You have seen them when you try to login to an online account or submit some information to a website. In order to proceed, you have to identify and type some squiggly letters in an image, check boxes that represent part of an image or just simply check a box to prove you are human.
Click on a checkbox seems simple enough for a bot to do. So how does that help to filter them out?
The following are the best answers found online to this question.
How long after page load did the user find the box? Too quickly is obviously a red flag, but taking too long is also. It usually doesn’t take a legitimate human 5 minutes to answer a few questions about 9 images. If you take too long, they’ll make you do another image check challenge.
Basically, it’s really, really difficult to make a bot move the mouse, scroll, and react naturally to a page load. And even if you do manage to fool reCAPTCHA, you’ll be thrown to a few image tasks which may serve to block you out from the website completely, due to the reasons mentioned above.
This type of stuff is only part of what reCAPTCHA relies on to determine human/non-human – particularly, your referring information & whether or not you have a logged in Google account.
First, captchas aren’t there to make it impossible to overcome – that is not possible to do. It’s to make it difficult for a bot, i.e. to either make it impossible for it to do at all by itself or only very slowly. This is to make it impossible for a bot to e.g. try a password 1000 times per second, or to let it log in automatically without the help of a human.
Secondly – one must also know that the images used in Google captchas – where you e.g. have to push every image that has a street sign on it – are made completely automatically as well. We have algorithms that can detect practically everything on images. But while Google has massive serverfarms, the average hacker doesn’t have similar resources, especially not if it’s only about a stupid thing like hacking into a random board or something (to risky to expose such resources for to little gain).
As far as I’ve heard, Google is able to replace an actual CAPTCHA with this simple textbox only if they know enough stuff about you – This little checkbox is basically a plugin from google, thus (via cookies, sessions, knowing your IP etc) Google knows on what pages you surfed in the time before arriving at that CAPTCHA. Knowing that you surfed for denim jeans for the past 3 hours, Google can be pretty sure you’re not a robot – having to actually click on that box is basically only for “enabling” that plugin.
If google doesn’t know enough about you, they will by the way simply show the original reCAPTCHA, where you solve Optical Character Recognition (or street number recognition) tasks for Google. You can simply test that by restarting your router, using incognito mode and going to a website that uses reCAPTCHA.
Google is great at keeping its algorithms a secret, so we’ll probably never know for sure, but we can make some guesses.
One thought is to track a users mouse and keyboard actions and see if that is consistent with a human, but I’m not entirely sure this is the system that it uses since it would be easy to replicate such actions with a simple bot.
I’m partial to the idea that Google is taking advantage of it’s massive database of what you’ve been doing on the web the last few minutes. Have you checked your Gmail? Made some Google searches for a new cat sweater? That’s all stuff a human would do, so they are able to associate your captcha request with your previous internet requests and see you’re probably human.

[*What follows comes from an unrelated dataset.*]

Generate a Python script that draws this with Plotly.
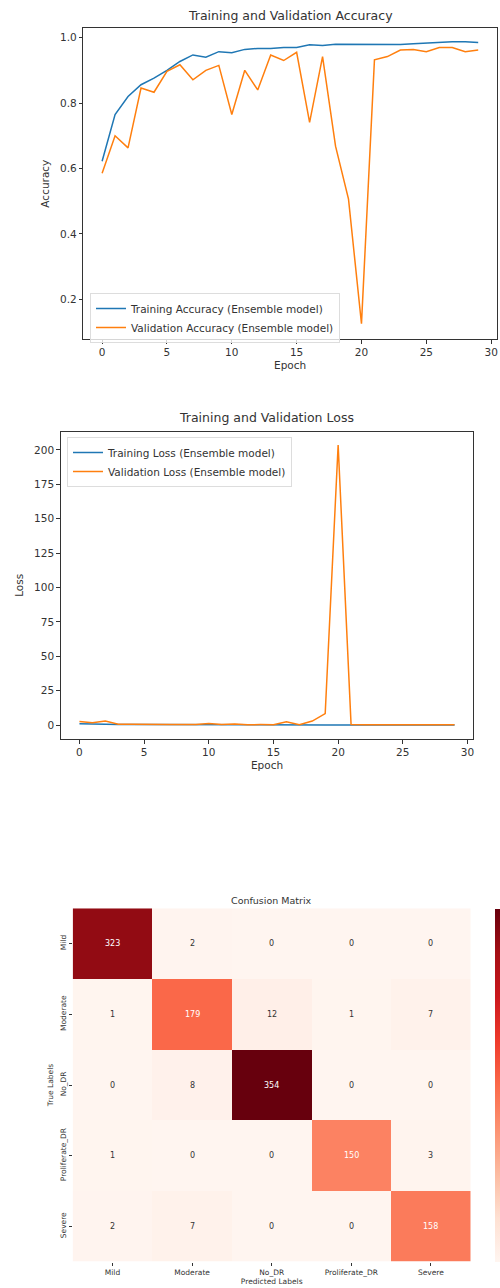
import plotly.graph_objects as go

epochs = list(range(30))
train_acc = [0.622, 0.765, 0.82, 0.856, 0.876, 0.90, 0.927, 0.947, 0.94, 0.957,
             0.954, 0.964, 0.967, 0.967, 0.97, 0.97, 0.978, 0.976, 0.98, 0.98,
             0.98, 0.979, 0.978, 0.979, 0.981, 0.983, 0.987, 0.987, 0.987, 0.985]
val_acc = [0.585, 0.70, 0.663, 0.846, 0.833, 0.897, 0.917, 0.871, 0.90, 0.915,
           0.765, 0.90, 0.84, 0.947, 0.93, 0.955, 0.741, 0.942, 0.668, 0.506,
           0.125, 0.932, 0.942, 0.962, 0.964, 0.957, 0.97, 0.97, 0.957, 0.962]
train_loss = [0.95, 0.6, 0.45, 0.38, 0.3, 0.25, 0.2, 0.16, 0.17, 0.13,
              0.14, 0.11, 0.1, 0.1, 0.09, 0.09, 0.07, 0.08, 0.06, 0.06,
              0.06, 0.07, 0.07, 0.06, 0.06, 0.05, 0.04, 0.04, 0.04, 0.05]
val_loss = [2.6, 1.6, 2.9, 0.6, 0.55, 0.35, 0.3, 0.45, 0.35, 0.3,
            1.2, 0.35, 0.8, 0.2, 0.3, 0.2, 2.3, 0.25, 2.9, 8.3,
            203.5, 0.3, 0.25, 0.15, 0.15, 0.18, 0.12, 0.12, 0.16, 0.15]

classes = ["Mild", "Moderate", "No_DR", "Proliferate_DR", "Severe"]
cm = [[323, 2, 0, 0, 0],
      [1, 179, 12, 1, 7],
      [0, 8, 354, 0, 0],
      [1, 0, 0, 150, 3],
      [2, 7, 0, 0, 158]]

reds = ["#fff5f0", "#fee0d2", "#fcbba1", "#fc9272", "#fb6a4a",
        "#ef3b2c", "#cb181d", "#a50f15", "#67000d"]
colorscale = [[i / (len(reds) - 1), c] for i, c in enumerate(reds)]

BLUE = "#1f77b4"
ORANGE = "#ff7f0e"
FONT = "DejaVu Sans"
TXT = "#333333"
H = 1288.0
W = 500.0

def py(px):
    return 1 - px / H

def pxx(px):
    return px / W

fig = go.Figure()

fig.add_trace(go.Scatter(x=epochs, y=train_acc, mode="lines", name="Training Accuracy (Ensemble model)",
                         line=dict(color=BLUE, width=1.5), xaxis="x", yaxis="y", legend="legend"))
fig.add_trace(go.Scatter(x=epochs, y=val_acc, mode="lines", name="Validation Accuracy (Ensemble model)",
                         line=dict(color=ORANGE, width=1.5), xaxis="x", yaxis="y", legend="legend"))
fig.add_trace(go.Scatter(x=epochs, y=train_loss, mode="lines", name="Training Loss (Ensemble model)",
                         line=dict(color=BLUE, width=1.5), xaxis="x2", yaxis="y2", legend="legend2"))
fig.add_trace(go.Scatter(x=epochs, y=val_loss, mode="lines", name="Validation Loss (Ensemble model)",
                         line=dict(color=ORANGE, width=1.5), xaxis="x2", yaxis="y2", legend="legend2"))

text_colors = [["white" if v >= 140 else TXT for v in row] for row in cm]
fig.add_trace(go.Heatmap(z=cm, x=classes, y=classes, colorscale=colorscale, zmin=0, zmax=354,
                         xaxis="x3", yaxis="y3", showscale=True, showlegend=False,
                         colorbar=dict(x=pxx(495), xanchor="left", y=py(1261.7), yanchor="bottom",
                                       len=(1261.7 - 908.3) / H, lenmode="fraction",
                                       thickness=5, thicknessmode="pixels", xpad=0, ypad=0,
                                       outlinewidth=0, showticklabels=False, ticks="")))

for i, row in enumerate(cm):
    for j, v in enumerate(row):
        fig.add_annotation(x=classes[j], y=classes[i], xref="x3", yref="y3", text=str(v),
                           showarrow=False, font=dict(family=FONT, size=8, color=text_colors[i][j]))

axis_common = dict(showline=True, linecolor=TXT, linewidth=1, mirror=True, ticks="outside",
                   ticklen=3.5, tickcolor=TXT, showgrid=False, zeroline=False,
                   tickfont=dict(family=FONT, size=10.5, color=TXT))

fig.update_layout(
    width=500, height=1288, margin=dict(l=0, r=0, t=0, b=0), autosize=False,
    paper_bgcolor="white", plot_bgcolor="white",
    font=dict(family=FONT, color=TXT),
    xaxis=dict(domain=[pxx(83.3), pxx(497)], anchor="y", range=[-1.45, 30.45],
               tickvals=[0, 5, 10, 15, 20, 25, 30],
               title=dict(text="Epoch", font=dict(family=FONT, size=10.5, color=TXT), standoff=4),
               **axis_common),
    yaxis=dict(domain=[py(339), py(28.3)], anchor="x", range=[0.0785, 1.0285],
               tickvals=[0.2, 0.4, 0.6, 0.8, 1.0], ticktext=["0.2", "0.4", "0.6", "0.8", "1.0"],
               title=dict(text="Accuracy", font=dict(family=FONT, size=10.5, color=TXT), standoff=8),
               **axis_common),
    xaxis2=dict(domain=[pxx(60.7), pxx(473.3)], anchor="y2", range=[-1.45, 30.45],
                tickvals=[0, 5, 10, 15, 20, 25, 30],
                title=dict(text="Epoch", font=dict(family=FONT, size=10.5, color=TXT), standoff=4),
                **axis_common),
    yaxis2=dict(domain=[py(739), py(431.7)], anchor="x2", range=[-10.15, 213.2],
                tickvals=[0, 25, 50, 75, 100, 125, 150, 175, 200],
                title=dict(text="Loss", font=dict(family=FONT, size=10.5, color=TXT), standoff=8),
                **axis_common),
    xaxis3=dict(domain=[pxx(72.7), pxx(470.7)], anchor="y3", showline=False, showgrid=False,
                zeroline=False, ticks="outside", ticklen=3, tickcolor=TXT,
                tickfont=dict(family=FONT, size=7.5, color=TXT),
                title=dict(text="Predicted Labels", font=dict(family=FONT, size=7.5, color=TXT), standoff=1)),
    yaxis3=dict(domain=[py(1261.7), py(908.3)], anchor="x3", autorange="reversed", showline=False,
                showgrid=False, zeroline=False, ticks="outside", ticklen=3, tickcolor=TXT,
                tickangle=-90, tickfont=dict(family=FONT, size=7.5, color=TXT),
                title=dict(text="True Labels", font=dict(family=FONT, size=7.5, color=TXT), standoff=4)),
    legend=dict(x=pxx(90), y=py(293), xanchor="left", yanchor="top", bgcolor="rgba(255,255,255,0.8)",
                bordercolor="#dddddd", borderwidth=1, font=dict(family=FONT, size=10.5, color=TXT),
                tracegroupgap=0, itemwidth=30),
    legend2=dict(x=pxx(67), y=py(437), xanchor="left", yanchor="top", bgcolor="rgba(255,255,255,0.8)",
                 bordercolor="#dddddd", borderwidth=1, font=dict(family=FONT, size=10.5, color=TXT),
                 tracegroupgap=0, itemwidth=30),
)

fig.add_annotation(text="Training and Validation Accuracy", x=pxx(290), y=py(15), xref="paper", yref="paper",
                   showarrow=False, font=dict(family=FONT, size=12.5, color=TXT), xanchor="center", yanchor="middle")
fig.add_annotation(text="Training and Validation Loss", x=pxx(266), y=py(418), xref="paper", yref="paper",
                   showarrow=False, font=dict(family=FONT, size=12.5, color=TXT), xanchor="center", yanchor="middle")
fig.add_annotation(text="Confusion Matrix", x=pxx(271), y=py(900), xref="paper", yref="paper",
                   showarrow=False, font=dict(family=FONT, size=9.5, color=TXT), xanchor="center", yanchor="middle")

fig.write_html("out.html", config={"responsive": False, "displayModeBar": False},
               post_script="document.body.style.margin='0';document.body.style.padding='0';"
                           "document.documentElement.style.overflow='hidden';document.body.style.overflow='hidden';")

Of course, if this is a brand new computer connecting from an IP that has just been assigned, you probably don’t have the sufficient background for Google to think you’re human, so you’ll receive a more difficult captcha to solve.
This means that if a bot was to check off that box, it wouldn’t follow the history pattern we associate with a human and Google would return a further captcha check which the bot would fail. Usually these secondary captchas are going to be some sort of computer vision problems that would involve far too much resource intensive computing to solve.